--- start of Supplied information ---

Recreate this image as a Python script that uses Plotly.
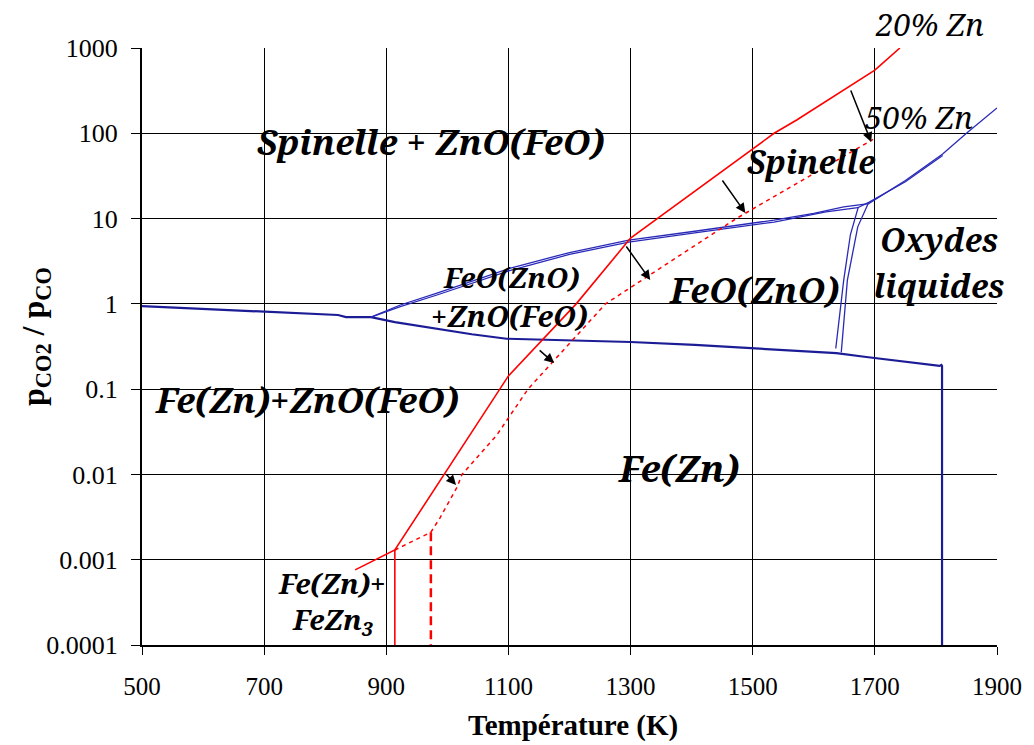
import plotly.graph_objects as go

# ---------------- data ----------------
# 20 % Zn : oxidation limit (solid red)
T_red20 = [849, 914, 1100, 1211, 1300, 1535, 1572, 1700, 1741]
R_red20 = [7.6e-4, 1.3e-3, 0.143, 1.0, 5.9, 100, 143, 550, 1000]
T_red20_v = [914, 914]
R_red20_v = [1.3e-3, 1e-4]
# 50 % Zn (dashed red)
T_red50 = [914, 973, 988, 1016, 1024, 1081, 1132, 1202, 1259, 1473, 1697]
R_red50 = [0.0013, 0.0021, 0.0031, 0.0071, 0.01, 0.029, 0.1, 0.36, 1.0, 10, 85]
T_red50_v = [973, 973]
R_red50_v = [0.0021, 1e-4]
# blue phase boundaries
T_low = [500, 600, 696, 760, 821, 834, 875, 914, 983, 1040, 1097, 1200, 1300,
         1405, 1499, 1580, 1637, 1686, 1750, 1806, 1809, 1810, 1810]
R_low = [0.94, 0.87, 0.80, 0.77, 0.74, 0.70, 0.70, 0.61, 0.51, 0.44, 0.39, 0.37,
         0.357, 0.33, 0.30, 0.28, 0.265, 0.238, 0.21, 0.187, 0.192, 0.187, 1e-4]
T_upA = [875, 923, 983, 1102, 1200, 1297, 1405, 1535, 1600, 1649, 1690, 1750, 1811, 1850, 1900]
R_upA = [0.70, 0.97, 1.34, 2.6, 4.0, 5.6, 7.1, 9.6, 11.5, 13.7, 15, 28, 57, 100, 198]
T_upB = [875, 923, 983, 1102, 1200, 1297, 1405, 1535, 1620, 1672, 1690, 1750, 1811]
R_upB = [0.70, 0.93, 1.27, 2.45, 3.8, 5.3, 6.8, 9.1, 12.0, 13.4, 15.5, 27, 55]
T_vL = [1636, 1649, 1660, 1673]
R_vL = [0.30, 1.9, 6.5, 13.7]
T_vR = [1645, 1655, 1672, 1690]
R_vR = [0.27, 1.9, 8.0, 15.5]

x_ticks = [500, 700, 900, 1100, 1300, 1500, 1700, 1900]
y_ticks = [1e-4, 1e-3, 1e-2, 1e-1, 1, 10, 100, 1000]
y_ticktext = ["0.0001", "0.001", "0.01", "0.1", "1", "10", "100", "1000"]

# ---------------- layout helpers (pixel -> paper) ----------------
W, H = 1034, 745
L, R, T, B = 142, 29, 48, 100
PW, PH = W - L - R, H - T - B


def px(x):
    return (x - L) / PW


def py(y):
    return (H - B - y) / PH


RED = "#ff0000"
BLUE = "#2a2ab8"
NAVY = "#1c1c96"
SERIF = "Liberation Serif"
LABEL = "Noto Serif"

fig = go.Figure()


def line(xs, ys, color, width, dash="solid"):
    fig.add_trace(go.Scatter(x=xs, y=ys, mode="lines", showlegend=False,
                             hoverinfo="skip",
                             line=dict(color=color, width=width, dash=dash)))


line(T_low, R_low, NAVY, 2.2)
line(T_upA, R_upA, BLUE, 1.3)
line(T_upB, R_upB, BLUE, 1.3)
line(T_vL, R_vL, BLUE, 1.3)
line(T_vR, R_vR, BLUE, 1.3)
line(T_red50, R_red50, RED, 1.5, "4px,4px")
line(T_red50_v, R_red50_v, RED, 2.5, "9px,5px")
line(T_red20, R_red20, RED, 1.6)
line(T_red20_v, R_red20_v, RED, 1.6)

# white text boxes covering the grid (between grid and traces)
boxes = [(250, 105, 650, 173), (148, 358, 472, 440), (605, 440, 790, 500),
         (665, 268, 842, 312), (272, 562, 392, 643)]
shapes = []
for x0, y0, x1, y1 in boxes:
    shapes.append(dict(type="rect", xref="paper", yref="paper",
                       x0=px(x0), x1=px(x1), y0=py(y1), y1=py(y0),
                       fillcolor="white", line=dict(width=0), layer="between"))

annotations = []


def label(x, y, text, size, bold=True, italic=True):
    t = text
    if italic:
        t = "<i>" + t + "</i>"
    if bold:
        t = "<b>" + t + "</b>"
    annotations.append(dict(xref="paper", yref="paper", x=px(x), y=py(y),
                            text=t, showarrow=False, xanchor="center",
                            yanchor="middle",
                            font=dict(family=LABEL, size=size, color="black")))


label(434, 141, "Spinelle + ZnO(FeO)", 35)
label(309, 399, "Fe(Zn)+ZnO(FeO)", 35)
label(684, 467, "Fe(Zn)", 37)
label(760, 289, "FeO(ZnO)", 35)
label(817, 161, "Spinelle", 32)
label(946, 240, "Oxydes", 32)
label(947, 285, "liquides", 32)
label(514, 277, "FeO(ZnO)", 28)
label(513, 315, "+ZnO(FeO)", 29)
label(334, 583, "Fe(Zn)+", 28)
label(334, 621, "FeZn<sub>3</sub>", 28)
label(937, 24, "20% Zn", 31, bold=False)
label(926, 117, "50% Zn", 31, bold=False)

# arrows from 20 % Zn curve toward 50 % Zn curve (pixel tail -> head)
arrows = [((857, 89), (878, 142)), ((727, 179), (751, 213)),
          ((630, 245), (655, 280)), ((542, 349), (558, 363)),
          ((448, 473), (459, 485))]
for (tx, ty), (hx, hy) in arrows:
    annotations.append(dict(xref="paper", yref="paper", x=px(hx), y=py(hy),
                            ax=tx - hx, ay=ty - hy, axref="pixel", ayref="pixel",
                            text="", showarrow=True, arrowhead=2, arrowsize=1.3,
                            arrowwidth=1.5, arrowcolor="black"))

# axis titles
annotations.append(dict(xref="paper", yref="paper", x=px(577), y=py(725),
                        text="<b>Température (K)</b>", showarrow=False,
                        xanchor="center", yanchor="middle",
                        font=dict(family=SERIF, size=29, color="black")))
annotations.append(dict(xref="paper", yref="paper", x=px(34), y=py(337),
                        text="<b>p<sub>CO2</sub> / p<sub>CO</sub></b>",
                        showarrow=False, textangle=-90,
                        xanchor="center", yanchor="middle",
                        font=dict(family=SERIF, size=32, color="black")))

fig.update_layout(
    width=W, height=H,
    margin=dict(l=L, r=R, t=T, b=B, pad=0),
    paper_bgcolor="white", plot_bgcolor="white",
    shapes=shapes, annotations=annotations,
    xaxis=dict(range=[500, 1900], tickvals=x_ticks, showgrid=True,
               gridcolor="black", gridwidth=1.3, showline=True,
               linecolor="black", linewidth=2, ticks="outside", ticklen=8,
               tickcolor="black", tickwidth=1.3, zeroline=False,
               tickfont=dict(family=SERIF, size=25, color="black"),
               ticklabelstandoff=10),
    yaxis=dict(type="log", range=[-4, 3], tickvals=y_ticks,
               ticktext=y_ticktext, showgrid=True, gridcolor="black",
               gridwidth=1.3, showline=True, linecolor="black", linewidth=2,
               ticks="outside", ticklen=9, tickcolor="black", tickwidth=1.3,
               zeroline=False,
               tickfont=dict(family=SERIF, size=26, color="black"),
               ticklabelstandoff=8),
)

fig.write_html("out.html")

--- end of Supplied information ---

Work to do
Each line of the data should be quoted exactly, with pictures left out.

Reply to the task
Recreate this image as a Python script that uses Plotly.
import plotly.graph_objects as go

# ---------------- data ----------------
# 20 % Zn : oxidation limit (solid red)
T_red20 = [849, 914, 1100, 1211, 1300, 1535, 1572, 1700, 1741]
R_red20 = [7.6e-4, 1.3e-3, 0.143, 1.0, 5.9, 100, 143, 550, 1000]
T_red20_v = [914, 914]
R_red20_v = [1.3e-3, 1e-4]
# 50 % Zn (dashed red)
T_red50 = [914, 973, 988, 1016, 1024, 1081, 1132, 1202, 1259, 1473, 1697]
R_red50 = [0.0013, 0.0021, 0.0031, 0.0071, 0.01, 0.029, 0.1, 0.36, 1.0, 10, 85]
T_red50_v = [973, 973]
R_red50_v = [0.0021, 1e-4]
# blue phase boundaries
T_low = [500, 600, 696, 760, 821, 834, 875, 914, 983, 1040, 1097, 1200, 1300,
         1405, 1499, 1580, 1637, 1686, 1750, 1806, 1809, 1810, 1810]
R_low = [0.94, 0.87, 0.80, 0.77, 0.74, 0.70, 0.70, 0.61, 0.51, 0.44, 0.39, 0.37,
         0.357, 0.33, 0.30, 0.28, 0.265, 0.238, 0.21, 0.187, 0.192, 0.187, 1e-4]
T_upA = [875, 923, 983, 1102, 1200, 1297, 1405, 1535, 1600, 1649, 1690, 1750, 1811, 1850, 1900]
R_upA = [0.70, 0.97, 1.34, 2.6, 4.0, 5.6, 7.1, 9.6, 11.5, 13.7, 15, 28, 57, 100, 198]
T_upB = [875, 923, 983, 1102, 1200, 1297, 1405, 1535, 1620, 1672, 1690, 1750, 1811]
R_upB = [0.70, 0.93, 1.27, 2.45, 3.8, 5.3, 6.8, 9.1, 12.0, 13.4, 15.5, 27, 55]
T_vL = [1636, 1649, 1660, 1673]
R_vL = [0.30, 1.9, 6.5, 13.7]
T_vR = [1645, 1655, 1672, 1690]
R_vR = [0.27, 1.9, 8.0, 15.5]

x_ticks = [500, 700, 900, 1100, 1300, 1500, 1700, 1900]
y_ticks = [1e-4, 1e-3, 1e-2, 1e-1, 1, 10, 100, 1000]
y_ticktext = ["0.0001", "0.001", "0.01", "0.1", "1", "10", "100", "1000"]

# ---------------- layout helpers (pixel -> paper) ----------------
W, H = 1034, 745
L, R, T, B = 142, 29, 48, 100
PW, PH = W - L - R, H - T - B


def px(x):
    return (x - L) / PW


def py(y):
    return (H - B - y) / PH


RED = "#ff0000"
BLUE = "#2a2ab8"
NAVY = "#1c1c96"
SERIF = "Liberation Serif"
LABEL = "Noto Serif"

fig = go.Figure()


def line(xs, ys, color, width, dash="solid"):
    fig.add_trace(go.Scatter(x=xs, y=ys, mode="lines", showlegend=False,
                             hoverinfo="skip",
                             line=dict(color=color, width=width, dash=dash)))


line(T_low, R_low, NAVY, 2.2)
line(T_upA, R_upA, BLUE, 1.3)
line(T_upB, R_upB, BLUE, 1.3)
line(T_vL, R_vL, BLUE, 1.3)
line(T_vR, R_vR, BLUE, 1.3)
line(T_red50, R_red50, RED, 1.5, "4px,4px")
line(T_red50_v, R_red50_v, RED, 2.5, "9px,5px")
line(T_red20, R_red20, RED, 1.6)
line(T_red20_v, R_red20_v, RED, 1.6)

# white text boxes covering the grid (between grid and traces)
boxes = [(250, 105, 650, 173), (148, 358, 472, 440), (605, 440, 790, 500),
         (665, 268, 842, 312), (272, 562, 392, 643)]
shapes = []
for x0, y0, x1, y1 in boxes:
    shapes.append(dict(type="rect", xref="paper", yref="paper",
                       x0=px(x0), x1=px(x1), y0=py(y1), y1=py(y0),
                       fillcolor="white", line=dict(width=0), layer="between"))

annotations = []


def label(x, y, text, size, bold=True, italic=True):
    t = text
    if italic:
        t = "<i>" + t + "</i>"
    if bold:
        t = "<b>" + t + "</b>"
    annotations.append(dict(xref="paper", yref="paper", x=px(x), y=py(y),
                            text=t, showarrow=False, xanchor="center",
                            yanchor="middle",
                            font=dict(family=LABEL, size=size, color="black")))


label(434, 141, "Spinelle + ZnO(FeO)", 35)
label(309, 399, "Fe(Zn)+ZnO(FeO)", 35)
label(684, 467, "Fe(Zn)", 37)
label(760, 289, "FeO(ZnO)", 35)
label(817, 161, "Spinelle", 32)
label(946, 240, "Oxydes", 32)
label(947, 285, "liquides", 32)
label(514, 277, "FeO(ZnO)", 28)
label(513, 315, "+ZnO(FeO)", 29)
label(334, 583, "Fe(Zn)+", 28)
label(334, 621, "FeZn<sub>3</sub>", 28)
label(937, 24, "20% Zn", 31, bold=False)
label(926, 117, "50% Zn", 31, bold=False)

# arrows from 20 % Zn curve toward 50 % Zn curve (pixel tail -> head)
arrows = [((857, 89), (878, 142)), ((727, 179), (751, 213)),
          ((630, 245), (655, 280)), ((542, 349), (558, 363)),
          ((448, 473), (459, 485))]
for (tx, ty), (hx, hy) in arrows:
    annotations.append(dict(xref="paper", yref="paper", x=px(hx), y=py(hy),
                            ax=tx - hx, ay=ty - hy, axref="pixel", ayref="pixel",
                            text="", showarrow=True, arrowhead=2, arrowsize=1.3,
                            arrowwidth=1.5, arrowcolor="black"))

# axis titles
annotations.append(dict(xref="paper", yref="paper", x=px(577), y=py(725),
                        text="<b>Température (K)</b>", showarrow=False,
                        xanchor="center", yanchor="middle",
                        font=dict(family=SERIF, size=29, color="black")))
annotations.append(dict(xref="paper", yref="paper", x=px(34), y=py(337),
                        text="<b>p<sub>CO2</sub> / p<sub>CO</sub></b>",
                        showarrow=False, textangle=-90,
                        xanchor="center", yanchor="middle",
                        font=dict(family=SERIF, size=32, color="black")))

fig.update_layout(
    width=W, height=H,
    margin=dict(l=L, r=R, t=T, b=B, pad=0),
    paper_bgcolor="white", plot_bgcolor="white",
    shapes=shapes, annotations=annotations,
    xaxis=dict(range=[500, 1900], tickvals=x_ticks, showgrid=True,
               gridcolor="black", gridwidth=1.3, showline=True,
               linecolor="black", linewidth=2, ticks="outside", ticklen=8,
               tickcolor="black", tickwidth=1.3, zeroline=False,
               tickfont=dict(family=SERIF, size=25, color="black"),
               ticklabelstandoff=10),
    yaxis=dict(type="log", range=[-4, 3], tickvals=y_ticks,
               ticktext=y_ticktext, showgrid=True, gridcolor="black",
               gridwidth=1.3, showline=True, linecolor="black", linewidth=2,
               ticks="outside", ticklen=9, tickcolor="black", tickwidth=1.3,
               zeroline=False,
               tickfont=dict(family=SERIF, size=26, color="black"),
               ticklabelstandoff=8),
)

fig.write_html("out.html")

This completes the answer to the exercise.